__STATED GOAL__: Your task is to transcribe all of the data below exactly, omitting the images.

○ ○ ○ ○ ○

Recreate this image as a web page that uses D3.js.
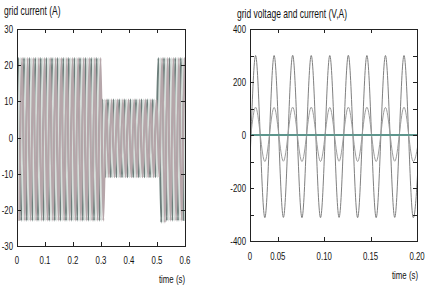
<!DOCTYPE html>
<html lang="en">
<head>
    <meta charset="UTF-8">
    <title>grid current / grid voltage and current</title>
    <style>
        body { margin: 0; background: #fff; }
        svg { display: block; }
        text { font-family: "Liberation Sans", Arial, sans-serif; fill: #111; }
    </style>
</head>
<body>
    <script src="https://d3js.org/d3.v7.min.js"></script>
    <script>
        // left panel: three phase grid current, one peak/trough per 50 Hz cycle
        const gridCycleStart = [0, 0.02, 0.04, 0.06, 0.08, 0.10, 0.12, 0.14, 0.16, 0.18,
            0.20, 0.22, 0.24, 0.26, 0.28, 0.30, 0.32, 0.34, 0.36, 0.38,
            0.40, 0.42, 0.44, 0.46, 0.48, 0.50, 0.52, 0.54, 0.56, 0.58]
        const gridPeak = [22, 22, 22, 22, 22, 22, 22, 22, 22, 22,
            22, 22, 22, 22, 22, 10.5, 10.5, 10.5, 10.5, 10.5,
            10.5, 10.5, 10.5, 10.5, 10.5, 22, 22, 22, 22, 22]
        const gridTrough = [-23, -23, -23, -23, -23, -23, -23, -23, -23, -23,
            -23, -23, -23, -23, -23, -11, -11, -11, -11, -11,
            -11, -11, -11, -11, -11, -23.5, -23, -23, -23, -23]
        const phaseShift = [0, 0.0067, 0.0133]
        const leftXTicks = [0, 0.1, 0.2, 0.3, 0.4, 0.5, 0.6]
        const leftYTicks = [-30, -20, -10, 0, 10, 20, 30]

        // right panel: grid voltage and current extrema
        const peakTimes = [0.006, 0.026, 0.046, 0.066, 0.086, 0.106, 0.126, 0.146, 0.166, 0.186, 0.206]
        const troughTimes = [0.016, 0.036, 0.056, 0.076, 0.096, 0.116, 0.136, 0.156, 0.176, 0.196]
        const voltPeaks = [300, 300, 300, 301, 300, 300, 301, 300, 300, 300, 300]
        const voltTroughs = [-312, -312, -311, -312, -312, -311, -312, -312, -311, -312]
        const currPeaks = [105, 105, 104, 105, 105, 104, 105, 105, 104, 105, 105]
        const currTroughs = [-100, -100, -99, -100, -100, -99, -100, -100, -99, -100]
        const refTimes = [0.02, 0.2]
        const refValues = [0, 0]
        const rightXTicks = [0.02, 0.05, 0.10, 0.15, 0.20]
        const rightXLabels = ['0', '0.05', '0.10', '0.15', '0.20']
        const rightYTicks = [-400, -200, 0, 200, 400]
        const rightMinorTicks = [-300, -100, 100, 300]

        const width = 428
        const height = 294
        const phaseColors = ['#6c7e7b', '#d6dfdb', '#b6a6aa']
        const squeeze = 0.68

        const svg = d3.select('body').append('svg')
            .attr('width', width)
            .attr('height', height)

        // narrow text, the picture uses a condensed face
        function label(g, x, y, str, size, anchor) {
            return g.append('text')
                .attr('transform', `translate(${x},${y}) scale(${squeeze},1)`)
                .attr('text-anchor', anchor || 'start')
                .attr('font-size', size)
                .text(str)
        }

        function frame(g, x, y, xTicks, yTicks, xFmt, minorY, xLabY) {
            const [x0, x1] = x.range()
            const [y0, y1] = y.range()
            g.append('rect')
                .attr('x', x0 + 0.5).attr('y', y1 + 0.5)
                .attr('width', x1 - x0).attr('height', y0 - y1)
                .attr('fill', 'none').attr('stroke', '#222').attr('stroke-width', 1)

            const tl = 4
            const allY = yTicks.concat(minorY || [])
            xTicks.forEach(t => {
                const px = Math.round(x(t)) + 0.5
                g.append('line').attr('x1', px).attr('x2', px).attr('y1', y0).attr('y2', y0 - tl)
                    .attr('stroke', '#222')
                g.append('line').attr('x1', px).attr('x2', px).attr('y1', y1).attr('y2', y1 + tl)
                    .attr('stroke', '#222')
            })
            allY.forEach(t => {
                const py = Math.round(y(t)) + 0.5
                g.append('line').attr('x1', x0).attr('x2', x0 + tl).attr('y1', py).attr('y2', py)
                    .attr('stroke', '#222')
                g.append('line').attr('x1', x1).attr('x2', x1 - tl).attr('y1', py).attr('y2', py)
                    .attr('stroke', '#222')
            })
            xTicks.forEach((t, i) => label(g, x(t), y0 + xLabY, xFmt(t, i), 11.5, 'middle'))
            yTicks.forEach(t => label(g, x0 - 4, y(t) + 4, String(t), 11.5, 'end'))
        }

        // ---------- left panel ----------
        const xL = d3.scaleLinear().domain([0, 0.6]).range([17, 185])
        const yL = d3.scaleLinear().domain([-30, 30]).range([246, 29])

        svg.append('clipPath').attr('id', 'clipL')
            .append('rect').attr('x', 17).attr('y', 29).attr('width', 168).attr('height', 217)

        const lineL = d3.line()
            .x(d => xL(d[0]))
            .y(d => yL(d[1]))
            .curve(d3.curveMonotoneX)

        const left = svg.append('g')
        const traces = left.append('g').attr('clip-path', 'url(#clipL)')
        phaseShift.forEach((shift, p) => {
            const pts = [[gridCycleStart[0] - 0.005 + shift, gridTrough[0]]]
            gridCycleStart.forEach((s, k) => {
                pts.push([s + 0.005 + shift, gridPeak[k]])
                pts.push([s + 0.015 + shift, gridTrough[k]])
            })
            traces.append('path')
                .attr('d', lineL(pts))
                .attr('fill', 'none')
                .attr('stroke', phaseColors[p])
                .attr('stroke-width', 2)
        })

        frame(left, xL, yL, leftXTicks, leftYTicks, t => d3.format('.1~f')(t), null, 18)

        label(left, 4, 15, 'grid current (A)', 12.5)
        label(left, 185, 283, 'time (s)', 11.5, 'end')

        // ---------- right panel ----------
        const xR = d3.scaleLinear().domain([0.02, 0.2]).range([250, 417])
        const yR = d3.scaleLinear().domain([-400, 400]).range([241, 29])

        svg.append('clipPath').attr('id', 'clipR')
            .append('rect').attr('x', 250).attr('y', 29).attr('width', 167).attr('height', 212)

        const lineR = d3.line()
            .x(d => xR(d[0]))
            .y(d => yR(d[1]))
            .curve(d3.curveMonotoneX)

        function merge(pk, tr) {
            const pts = []
            peakTimes.forEach((t, i) => {
                pts.push([t, pk[i]])
                if (i < troughTimes.length) pts.push([troughTimes[i], tr[i]])
            })
            return pts
        }

        const right = svg.append('g')
        const rTraces = right.append('g').attr('clip-path', 'url(#clipR)')
        rTraces.append('path')
            .attr('d', lineR(merge(voltPeaks, voltTroughs)))
            .attr('fill', 'none').attr('stroke', '#808080').attr('stroke-width', 1)
        rTraces.append('path')
            .attr('d', lineR(merge(currPeaks, currTroughs)))
            .attr('fill', 'none').attr('stroke', '#9c9c9c').attr('stroke-width', 1)
        rTraces.append('path')
            .attr('d', d3.line().x(d => xR(d[0])).y(d => yR(d[1]))(refTimes.map((t, i) => [t, refValues[i]])))
            .attr('fill', 'none').attr('stroke', '#5e968d').attr('stroke-width', 2)

        frame(right, xR, yR, rightXTicks, rightYTicks, (t, i) => rightXLabels[i], rightMinorTicks, 19)

        label(right, 237, 18, 'grid voltage and current (V,A)', 12.5)
        label(right, 418, 279, 'time (s)', 11.5, 'end')
    </script>
</body>
</html>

○ ○ ○ ○ ○

__EXERCISE RESPONSE__:
Recreate this image as a web page that uses D3.js.
<!DOCTYPE html>
<html lang="en">
<head>
    <meta charset="UTF-8">
    <title>grid current / grid voltage and current</title>
    <style>
        body { margin: 0; background: #fff; }
        svg { display: block; }
        text { font-family: "Liberation Sans", Arial, sans-serif; fill: #111; }
    </style>
</head>
<body>
    <script src="https://d3js.org/d3.v7.min.js"></script>
    <script>
        // left panel: three phase grid current, one peak/trough per 50 Hz cycle
        const gridCycleStart = [0, 0.02, 0.04, 0.06, 0.08, 0.10, 0.12, 0.14, 0.16, 0.18,
            0.20, 0.22, 0.24, 0.26, 0.28, 0.30, 0.32, 0.34, 0.36, 0.38,
            0.40, 0.42, 0.44, 0.46, 0.48, 0.50, 0.52, 0.54, 0.56, 0.58]
        const gridPeak = [22, 22, 22, 22, 22, 22, 22, 22, 22, 22,
            22, 22, 22, 22, 22, 10.5, 10.5, 10.5, 10.5, 10.5,
            10.5, 10.5, 10.5, 10.5, 10.5, 22, 22, 22, 22, 22]
        const gridTrough = [-23, -23, -23, -23, -23, -23, -23, -23, -23, -23,
            -23, -23, -23, -23, -23, -11, -11, -11, -11, -11,
            -11, -11, -11, -11, -11, -23.5, -23, -23, -23, -23]
        const phaseShift = [0, 0.0067, 0.0133]
        const leftXTicks = [0, 0.1, 0.2, 0.3, 0.4, 0.5, 0.6]
        const leftYTicks = [-30, -20, -10, 0, 10, 20, 30]

        // right panel: grid voltage and current extrema
        const peakTimes = [0.006, 0.026, 0.046, 0.066, 0.086, 0.106, 0.126, 0.146, 0.166, 0.186, 0.206]
        const troughTimes = [0.016, 0.036, 0.056, 0.076, 0.096, 0.116, 0.136, 0.156, 0.176, 0.196]
        const voltPeaks = [300, 300, 300, 301, 300, 300, 301, 300, 300, 300, 300]
        const voltTroughs = [-312, -312, -311, -312, -312, -311, -312, -312, -311, -312]
        const currPeaks = [105, 105, 104, 105, 105, 104, 105, 105, 104, 105, 105]
        const currTroughs = [-100, -100, -99, -100, -100, -99, -100, -100, -99, -100]
        const refTimes = [0.02, 0.2]
        const refValues = [0, 0]
        const rightXTicks = [0.02, 0.05, 0.10, 0.15, 0.20]
        const rightXLabels = ['0', '0.05', '0.10', '0.15', '0.20']
        const rightYTicks = [-400, -200, 0, 200, 400]
        const rightMinorTicks = [-300, -100, 100, 300]

        const width = 428
        const height = 294
        const phaseColors = ['#6c7e7b', '#d6dfdb', '#b6a6aa']
        const squeeze = 0.68

        const svg = d3.select('body').append('svg')
            .attr('width', width)
            .attr('height', height)

        // narrow text, the picture uses a condensed face
        function label(g, x, y, str, size, anchor) {
            return g.append('text')
                .attr('transform', `translate(${x},${y}) scale(${squeeze},1)`)
                .attr('text-anchor', anchor || 'start')
                .attr('font-size', size)
                .text(str)
        }

        function frame(g, x, y, xTicks, yTicks, xFmt, minorY, xLabY) {
            const [x0, x1] = x.range()
            const [y0, y1] = y.range()
            g.append('rect')
                .attr('x', x0 + 0.5).attr('y', y1 + 0.5)
                .attr('width', x1 - x0).attr('height', y0 - y1)
                .attr('fill', 'none').attr('stroke', '#222').attr('stroke-width', 1)

            const tl = 4
            const allY = yTicks.concat(minorY || [])
            xTicks.forEach(t => {
                const px = Math.round(x(t)) + 0.5
                g.append('line').attr('x1', px).attr('x2', px).attr('y1', y0).attr('y2', y0 - tl)
                    .attr('stroke', '#222')
                g.append('line').attr('x1', px).attr('x2', px).attr('y1', y1).attr('y2', y1 + tl)
                    .attr('stroke', '#222')
            })
            allY.forEach(t => {
                const py = Math.round(y(t)) + 0.5
                g.append('line').attr('x1', x0).attr('x2', x0 + tl).attr('y1', py).attr('y2', py)
                    .attr('stroke', '#222')
                g.append('line').attr('x1', x1).attr('x2', x1 - tl).attr('y1', py).attr('y2', py)
                    .attr('stroke', '#222')
            })
            xTicks.forEach((t, i) => label(g, x(t), y0 + xLabY, xFmt(t, i), 11.5, 'middle'))
            yTicks.forEach(t => label(g, x0 - 4, y(t) + 4, String(t), 11.5, 'end'))
        }

        // ---------- left panel ----------
        const xL = d3.scaleLinear().domain([0, 0.6]).range([17, 185])
        const yL = d3.scaleLinear().domain([-30, 30]).range([246, 29])

        svg.append('clipPath').attr('id', 'clipL')
            .append('rect').attr('x', 17).attr('y', 29).attr('width', 168).attr('height', 217)

        const lineL = d3.line()
            .x(d => xL(d[0]))
            .y(d => yL(d[1]))
            .curve(d3.curveMonotoneX)

        const left = svg.append('g')
        const traces = left.append('g').attr('clip-path', 'url(#clipL)')
        phaseShift.forEach((shift, p) => {
            const pts = [[gridCycleStart[0] - 0.005 + shift, gridTrough[0]]]
            gridCycleStart.forEach((s, k) => {
                pts.push([s + 0.005 + shift, gridPeak[k]])
                pts.push([s + 0.015 + shift, gridTrough[k]])
            })
            traces.append('path')
                .attr('d', lineL(pts))
                .attr('fill', 'none')
                .attr('stroke', phaseColors[p])
                .attr('stroke-width', 2)
        })

        frame(left, xL, yL, leftXTicks, leftYTicks, t => d3.format('.1~f')(t), null, 18)

        label(left, 4, 15, 'grid current (A)', 12.5)
        label(left, 185, 283, 'time (s)', 11.5, 'end')

        // ---------- right panel ----------
        const xR = d3.scaleLinear().domain([0.02, 0.2]).range([250, 417])
        const yR = d3.scaleLinear().domain([-400, 400]).range([241, 29])

        svg.append('clipPath').attr('id', 'clipR')
            .append('rect').attr('x', 250).attr('y', 29).attr('width', 167).attr('height', 212)

        const lineR = d3.line()
            .x(d => xR(d[0]))
            .y(d => yR(d[1]))
            .curve(d3.curveMonotoneX)

        function merge(pk, tr) {
            const pts = []
            peakTimes.forEach((t, i) => {
                pts.push([t, pk[i]])
                if (i < troughTimes.length) pts.push([troughTimes[i], tr[i]])
            })
            return pts
        }

        const right = svg.append('g')
        const rTraces = right.append('g').attr('clip-path', 'url(#clipR)')
        rTraces.append('path')
            .attr('d', lineR(merge(voltPeaks, voltTroughs)))
            .attr('fill', 'none').attr('stroke', '#808080').attr('stroke-width', 1)
        rTraces.append('path')
            .attr('d', lineR(merge(currPeaks, currTroughs)))
            .attr('fill', 'none').attr('stroke', '#9c9c9c').attr('stroke-width', 1)
        rTraces.append('path')
            .attr('d', d3.line().x(d => xR(d[0])).y(d => yR(d[1]))(refTimes.map((t, i) => [t, refValues[i]])))
            .attr('fill', 'none').attr('stroke', '#5e968d').attr('stroke-width', 2)

        frame(right, xR, yR, rightXTicks, rightYTicks, (t, i) => rightXLabels[i], rightMinorTicks, 19)

        label(right, 237, 18, 'grid voltage and current (V,A)', 12.5)
        label(right, 418, 279, 'time (s)', 11.5, 'end')
    </script>
</body>
</html>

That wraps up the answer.